The investigation of 1T-TiSe2 yields new insights toward the understanding of nonequilibrium phenomena that can arise in low-dimensional materials with strong electronic correlations, from light-induced superconductivity in cuprates31 to the insulator-metal transition in 1T-TaS24,32. Not only does our work establish dimensional crossover as the principal pathway in a non-adiabatic transition, it also demonstrates a viable route to control ordered phases with light through impulsive modification of Coulomb interactions, providing access to novel states of matter that are hidden in thermal equilibrium.


Sample preparation

High-quality single crystals of 1T-TiSe2 were grown by chemical vapor transport with an iodine transport agent. Ti and Se were mixed in a molar ratio of 1:2 and placed into an alumina crucible before sealed into a quartz tube. The quartz tube was heated to 700 C and 1T-TiSe2 crystals were synthesized at the 650 C zone for 2 weeks. 1T-TiSe2 thin flakes were obtained by repeated exfoliation of the bulk crystal with polydimethylsiloxane films (PDMS, Gel-Pak). Flakes were pre-screened for thickness and uniformity with an optical microscope using the color contrast and further characterized by atomic force microscopy. Selected flakes were detached from PDMS in ethanol and scooped onto a 600 mesh/inch TEM grid. The resulting free-standing flake has a typical lateral dimension of ~300 μm and thickness of ~60 nm.

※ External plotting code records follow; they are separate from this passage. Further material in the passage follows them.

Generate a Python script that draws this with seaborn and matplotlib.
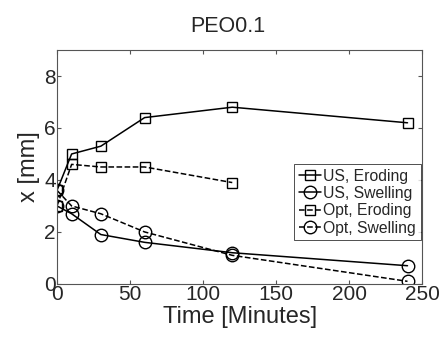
import pandas as pd
import matplotlib
matplotlib.use("Agg")
import matplotlib.pyplot as plt
import seaborn as sns

# data
time = [0, 10, 30, 60, 120, 240]
us_eroding = [3.6, 5.0, 5.3, 6.4, 6.8, 6.2]
us_swelling = [3.0, 2.7, 1.9, 1.6, 1.2, 0.7]
opt_time = [0, 10, 30, 60, 120]
opt_eroding = [3.0, 4.6, 4.5, 4.5, 3.9]
opt_swelling = [3.6, 3.0, 2.7, 2.0, 1.1, 0.1]

series = [
    ("US, Eroding", time, us_eroding, "-", "s"),
    ("US, Swelling", time, us_swelling, "-", "o"),
    ("Opt, Eroding", opt_time, opt_eroding, "--", "s"),
    ("Opt, Swelling", time, opt_swelling, "--", "o"),
]

sns.set_style("ticks")
plt.rcParams['font.family'] = ['Liberation Sans', 'DejaVu Sans']

fig = plt.figure(figsize=(4.42, 3.38), dpi=100)
ax = fig.add_axes([0.129, 0.160, 0.826, 0.692])

for name, t, vals, ls, mk in series:
    df = pd.DataFrame({"t": t, "x": vals})
    sns.lineplot(data=df, x="t", y="x", ax=ax, color="black", linestyle=ls,
                 linewidth=1.1, marker=mk, markersize=9 if mk == "o" else 7.5,
                 markerfacecolor="none", markeredgecolor="black",
                 markeredgewidth=1.0, label=name)

ax.set_xlim(0, 250)
ax.set_ylim(0, 9)
ax.set_xticks([0, 50, 100, 150, 200, 250])
ax.set_yticks([0, 2, 4, 6, 8])
ax.tick_params(direction="in", top=True, right=True, labelsize=15, length=3,
               color="#555555", pad=1)
for s in ax.spines.values():
    s.set_color("#555555")
    s.set_linewidth(0.8)

ax.set_xlabel("Time [Minutes]", fontsize=17, labelpad=1)
ax.set_ylabel("x [mm]", fontsize=17, labelpad=3)
fig.text(228 / 442, 1 - 27 / 338, "PEO0.1", fontsize=15.5, ha="center", va="center")

leg = ax.legend(loc="center right", bbox_to_anchor=(1.0, 0.35), fontsize=11.3,
                frameon=True, fancybox=False, edgecolor="black",
                handlelength=1.4, handletextpad=0.15, borderpad=0.3,
                labelspacing=0.15, borderaxespad=0.1)
leg.get_frame().set_linewidth(0.6)

fig.savefig("out.png", dpi=100)
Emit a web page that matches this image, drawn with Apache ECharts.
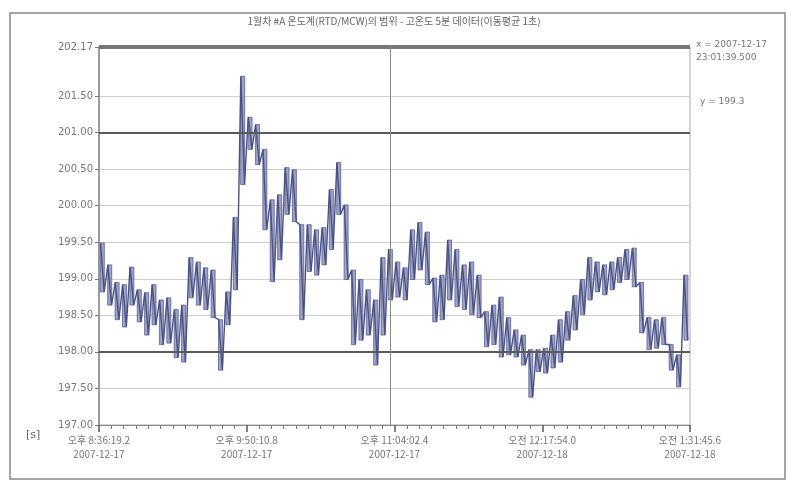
<!DOCTYPE html>
<html>
<head>
<meta charset="utf-8">
<script src="https://cdn.jsdelivr.net/npm/echarts@6/dist/echarts.min.js"></script>
<style>
  html, body { margin: 0; padding: 0; background: #fff; }
  #trend_chart { width: 788px; height: 484px; }
</style>
</head>
<body>
<div id="trend_chart"></div>
<script>
// per-sample high/low readings (one pair per sampling bucket)
var highs = [199.49, 199.19, 198.95, 198.92, 199.16, 198.85, 198.81, 198.92, 198.71, 198.74,
             198.58, 198.64, 199.29, 199.23, 199.15, 199.12, 198.44, 198.82, 199.84, 201.77,
             201.21, 201.11, 200.77, 200.08, 200.15, 200.52, 200.49, 199.74, 199.74, 199.67,
             199.70, 200.22, 200.59, 200.01, 199.12, 198.99, 198.85, 198.71, 199.29, 199.40,
             199.23, 199.15, 199.67, 199.77, 199.64, 199.01, 199.05, 199.53, 199.40, 199.19,
             199.23, 199.05, 198.55, 198.64, 198.75, 198.47, 198.30, 198.23, 198.03, 198.03,
             198.05, 198.23, 198.44, 198.55, 198.77, 198.99, 199.29, 199.23, 199.19, 199.23,
             199.29, 199.40, 199.42, 198.95, 198.47, 198.44, 198.47, 198.10, 197.96, 199.05];
var lows = [198.82, 198.64, 198.44, 198.34, 198.64, 198.41, 198.23, 198.37, 198.10, 198.12,
            197.92, 197.86, 198.74, 198.64, 198.58, 198.47, 197.75, 198.37, 198.85, 200.29,
            200.77, 200.56, 199.67, 198.96, 199.26, 199.88, 199.78, 198.44, 199.10, 199.05,
            199.19, 199.40, 199.88, 198.99, 198.10, 198.16, 198.23, 197.82, 198.23, 198.71,
            198.75, 198.71, 198.99, 199.12, 198.92, 198.41, 198.44, 198.71, 198.62, 198.58,
            198.51, 198.47, 198.07, 198.10, 197.93, 197.96, 197.93, 197.82, 197.38, 197.73,
            197.71, 197.78, 197.86, 198.16, 198.30, 198.51, 198.71, 198.82, 198.78, 198.85,
            198.95, 198.99, 198.89, 198.26, 198.03, 198.05, 198.10, 197.75, 197.52, 198.16];

var yTicks = [197.00, 197.50, 198.00, 198.50, 199.00, 199.50, 200.00, 200.50, 201.00, 201.50, 202.17];
var upperLimit = 201.00;
var lowerLimit = 198.00;
var topLimit = 202.17;
var cursorX = 39.4;

var timeLabels = ['오후 8:36:19.2', '오후 9:50:10.8', '오후 11:04:02.4', '오전 12:17:54.0', '오전 1:31:45.6'];
var dateLabels = ['2007-12-17', '2007-12-17', '2007-12-17', '2007-12-18', '2007-12-18'];

var titleText = '1월차 #A 온도계(RTD/MCW)의 범위 - 고온도 5분 데이터(이동평균 1초)';

var lineData = [];
var bandData = [];
for (var j = 0; j < highs.length; j++) {
    lineData.push([j + 0.2, highs[j]]);
    lineData.push([j + 0.7, lows[j]]);
    bandData.push([j + 0.45, lows[j], highs[j]]);
}

var chart = echarts.init(document.getElementById('trend_chart'));
var font = 'DejaVu Sans, Noto Sans CJK KR';

function renderBand(params, api) {
    var lo = api.coord([api.value(0), api.value(1)]);
    var hi = api.coord([api.value(0), api.value(2)]);
    var w = api.size([1, 0])[0] * 0.55;
    return {
        type: 'rect',
        shape: { x: lo[0] - w / 2, y: hi[1], width: w, height: lo[1] - hi[1] },
        style: { fill: '#8b92c4', stroke: '#4b5282', lineWidth: 0.8, opacity: 0.85 }
    };
}

var option = {
    backgroundColor: '#fff',
    animation: false,
    textStyle: { fontFamily: font },
    grid: {
        left: 99, right: 98, top: 47, bottom: 59,
        show: true, borderColor: '#aaa', borderWidth: 1
    },
    xAxis: {
        type: 'value',
        min: 0,
        max: 80,
        interval: 20,
        axisLine: { show: true, lineStyle: { color: '#888', width: 1 } },
        axisTick: { show: true, length: 7, lineStyle: { color: '#555', width: 1.5 } },
        minorTick: { show: true, splitNumber: 12, length: 4, lineStyle: { color: '#777' } },
        splitLine: { show: false },
        axisLabel: {
            color: '#777',
            fontSize: 10,
            lineHeight: 14,
            margin: 8,
            fontFamily: 'Noto Sans CJK KR',
            formatter: function (v) {
                var i = Math.round(v / 20);
                return timeLabels[i] + '\n' + dateLabels[i];
            }
        }
    },
    yAxis: {
        type: 'value',
        min: 197,
        max: topLimit,
        axisLine: { show: true, lineStyle: { color: '#888', width: 1.5 } },
        axisTick: { show: true, length: 4, customValues: yTicks, lineStyle: { color: '#777' } },
        splitLine: { show: true, lineStyle: { color: '#cfcfcf', width: 1 } },
        axisLabel: {
            color: '#777',
            fontSize: 10,
            margin: 6,
            customValues: yTicks,
            formatter: function (v) { return v.toFixed(2); }
        }
    },
    series: [
        {
            type: 'custom',
            renderItem: renderBand,
            data: bandData,
            encode: { x: 0, y: [1, 2] },
            z: 2
        },
        {
            type: 'line',
            data: lineData,
            symbol: 'none',
            z: 3,
            lineStyle: { color: '#4a5280', width: 1.4 },
            markLine: {
                silent: true,
                symbol: 'none',
                label: { show: false },
                data: [
                    { yAxis: upperLimit, lineStyle: { color: '#5a5a5a', width: 2, type: 'solid' } },
                    { yAxis: lowerLimit, lineStyle: { color: '#5a5a5a', width: 2, type: 'solid' } },
                    { yAxis: topLimit, lineStyle: { color: '#777', width: 4, type: 'solid' } },
                    { xAxis: cursorX, lineStyle: { color: '#888', width: 1, type: 'solid' } }
                ]
            }
        }
    ],
    graphic: [
        {
            type: 'rect',
            shape: { x: 10, y: 13, width: 775, height: 466 },
            style: { fill: 'none', stroke: '#888', lineWidth: 1.5 }
        },
        {
            type: 'text', left: 'center', top: 16,
            style: { text: titleText, fill: '#666', fontSize: 10, fontFamily: 'Noto Sans CJK KR' }
        },
        {
            type: 'text', left: 696, top: 38,
            style: { text: 'x = 2007-12-17\n23:01:39.500', fill: '#777', fontSize: 9, lineHeight: 13, fontFamily: font }
        },
        {
            type: 'text', left: 700, top: 97,
            style: { text: 'y = 199.3', fill: '#777', fontSize: 9, fontFamily: font }
        },
        {
            type: 'text', left: 26, top: 430,
            style: { text: '[s]', fill: '#666', fontSize: 11, fontFamily: font }
        }
    ]
};

chart.setOption(option);
</script>
</body>
</html>
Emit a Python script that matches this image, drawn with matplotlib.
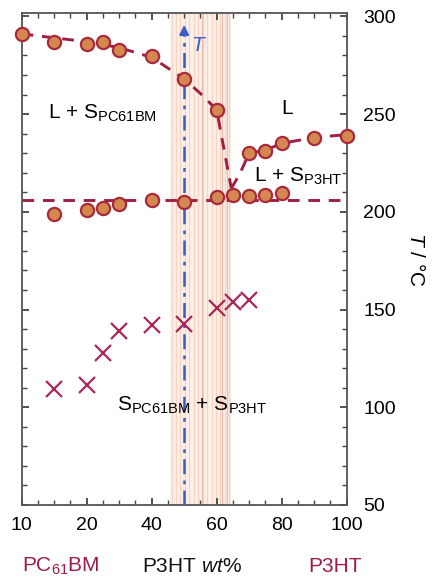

MeV ultrafast electron diffraction

The schematic of the MeV UED beamline is shown in Fig. 1e. The 800-nm (1.55-eV), 30-fs pulses from a Ti:sapphire regenerative amplifier system operating at a repetition rate of 100 Hz (Vitara and Legend Elite Duo HE, Coherent) were split into pump and probe branches. The probe branch was frequency tripled in nonlinear crystals before illuminating a photocathode for electron pulse generation. After being accelerated by an intense radio-frequency field to relativistic velocity (~0.989c), the electron beam went through a double-bend achromatic lens for pulse compression and jitter removal. The typical electron beam spot size on the sample was ~150 μm measured in full-width at half maximum (FWHM), nearly five times smaller than the size of the pump pulse, ensuring a homogeneous photoexcitation condition. The temporal delay between the pump and probe pulses was adjusted by a linear translation stage. Diffracted electron beams were incident on a phosphor screen (P43) and the image was collected by an electron-multiplying charge-coupled device. In the low-temperature experiments, the sample was cooled by liquid nitrogen. Further details of the UED beamline can be found in ref. 33.

Transmission electron microscopy

The TEM experiments were conducted using a JEOL JEM-2100F microscope, where the accelerating voltage was 200 kV. The cross-section TEM sample was prepared by a focused-ion beam technique based on the standard lift-out procedure and the sample size was approximately 20 μm × 10 μm × 60 nm. The beam spot size was 10 μm in diameter and the current density was 0.2 pA/cm2. The electron beam was incident on the sample along the direction of a straight height step, which is normally the edge of a low-index plane, and the zone axis was further confirmed by diffraction pattern simulations. Low-temperature data were collected with liquid nitrogen cooling.